The State Library of Victoria holds more than two million digitised images in its online catalogue. Buried inside that archive, according to library staff who work the collections desk on Swanston Street, are thousands of duplicate or near-duplicate files — scanned twice, uploaded under variant filenames, or ingested from separate donor collections without cross-referencing. The library confirmed it is mid-way through a structured deduplication audit, with completion targeted for mid-2027.
The problem is not unique to one institution, but Melbourne is arriving late to a fix that Amsterdam, Seoul and Toronto each began in earnest between 2021 and 2023. With AI image-generation accelerating the rate at which visual content enters both public and private databases, the gap between cities that have systematic replacement pipelines and those still patching manually is widening fast.
What Deduplication Actually Costs — and Why Melbourne Fell Behind
Duplicate image management sounds like a filing problem. It is actually a budget problem. The City of Amsterdam's municipal archive, the Stadsarchief, completed a two-year project in 2023 that eliminated roughly 340,000 redundant image files from its publicly accessible Beeldbank database, freeing an estimated 4.2 terabytes of server capacity and cutting retrieval query times by around 30 percent, according to figures the archive published on its open-data portal that year.
Seoul's metropolitan government funded a dedicated visual-asset deduplication program under its 2022 Smart City data governance framework, allocating the equivalent of approximately A$2.8 million across 14 municipal departments. Toronto Public Library, dealing with a similar backlog after merging four separate digital branch collections in 2021, contracted a specialist firm to run perceptual-hashing software across its entire image repository — a process that took eight months and identified duplicates at a rate the library described in its 2022–23 annual report as exceeding 18 percent of total holdings.
Melbourne's institutions have not moved at that pace. The Victorian government's Coordinated Public Records Program, administered through the Public Record Office Victoria in North Melbourne, covers policy guidance on digital recordkeeping but does not mandate active deduplication timelines for collecting institutions. Museums Victoria, which oversees the Melbourne Museum in Carlton and the Immigration Museum on Flinders Street, confirmed it uses its Collections Online system to flag potential duplicates, but declined to provide figures on the scale of its current backlog.
The Pressure Point: AI and Housing-Era Photography
Two specific pressures are making the problem harder to defer. First, AI image tools now allow staff at organisations like the City of Melbourne's own digital content team to generate dozens of visual assets in minutes — and without a strict naming and hashing protocol in place at the point of ingest, duplicates accumulate faster than any retrospective audit can clear them. Second, Victoria's housing density reform push has produced a surge in planning-related aerial and site photography submitted to councils across inner-city suburbs from Fishermans Bend to Brunswick, much of it unindexed and duplicated across multiple departmental systems.

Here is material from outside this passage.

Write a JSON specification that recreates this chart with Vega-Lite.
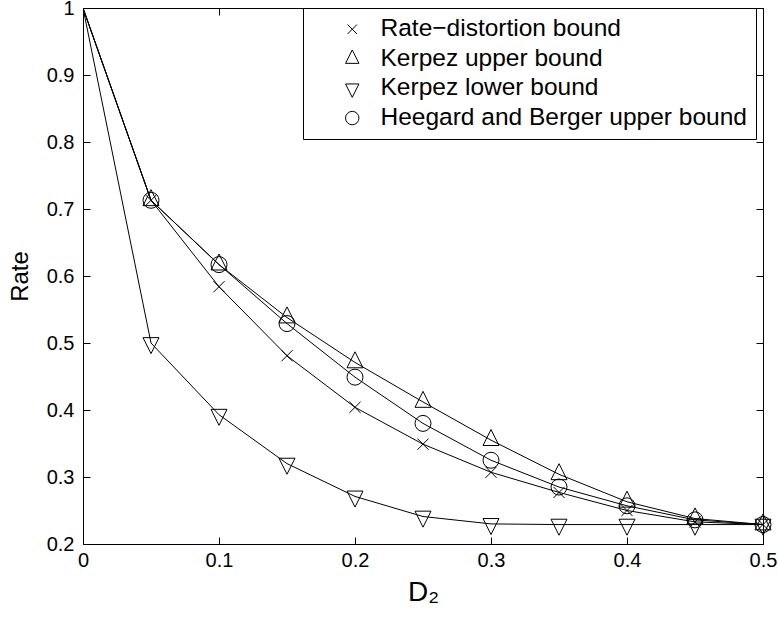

The RMIT University library on Swanston Street has taken what its digital services team describes internally as a proactive stance, integrating open-source perceptual-hashing tools into its image ingest workflow from January 2026. The university has not published outcome data yet, but the approach mirrors what Toronto Public Library deployed and what the National Library of New Zealand began piloting in Wellington in late 2024.
For Melbourne to close the gap on peer cities, collections and IT leads say the priority is policy before technology. Amsterdam's Stadsarchief did not succeed because it bought better software — it succeeded because the municipal council mandated deduplication as a condition of annual digital infrastructure funding from 2021 onwards. That kind of legislative hook does not currently exist in Victoria.
The State Library's audit is scheduled to publish interim findings in October 2026. If those findings prompt Public Record Office Victoria to update its guidance, collecting institutions across the city could have a new compliance baseline by early 2027 — roughly four years behind where Amsterdam landed, and two behind Toronto. Organisations managing large image libraries are advised to begin perceptual-hash audits now rather than wait for state guidance to catch up.